An evolving switching surface model for ferromagnetic hysteresis

We propose a thermodynamically consistent rate-independent three-dimensional model of magnetic hysteresis in terms of energetic and dissipation potentials making use of a relatively small number of model parameters that is capable of being implemented in a general incremental numerical setting. The dissipation process occurring during magnetization/demagnetization is described by a power-law potential, which leads to rate-independence at a certain limit of the rate-dependent exponent. The incorporation of isotropic hardening in the model enables us to describe phenomenologically at the macroscopic scale both nucleation and pinning type constitutive responses. We further model the symmetric and asymmetric minor loops by employing the idea of a bounding surface, which was originally introduced in the context of mechanical plasticity.

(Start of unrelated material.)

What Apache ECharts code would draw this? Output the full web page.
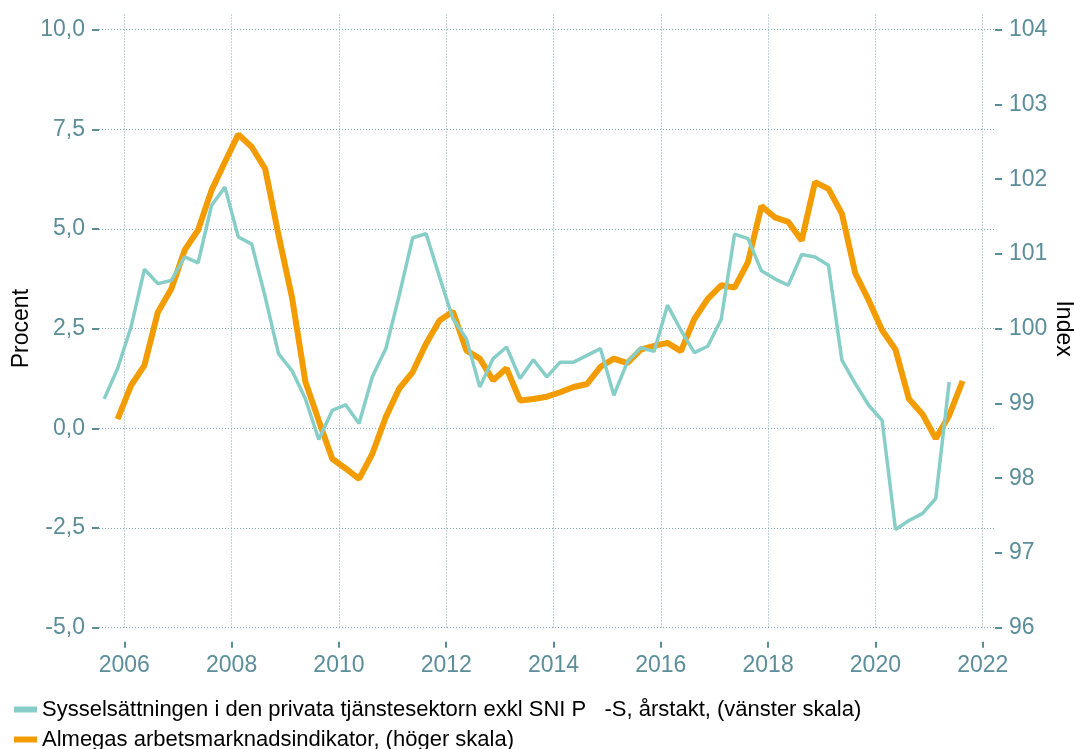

Our model shows a very good agreement with experiments for spark plasma sintered NdFeB magnets, where nucleation is found to be the primary mechanism of coercivity. We also use our model to probe experiments for melt-spun NdFeB ribbons and powders, where both nucleation and pinning mechanisms are experimentally found to be significant. Moreover, we correlate the proposed model parameters with the underlying mechanisms for coercivity. We investigate the predictive capability of the proposed model by first probing an experimental minor loop and then use it to successfully predict the remaining minor loops, obtained from that experiment. We also construct a first-order reversal curve diagram for the floppy disk material and compare it with the corresponding experimental data.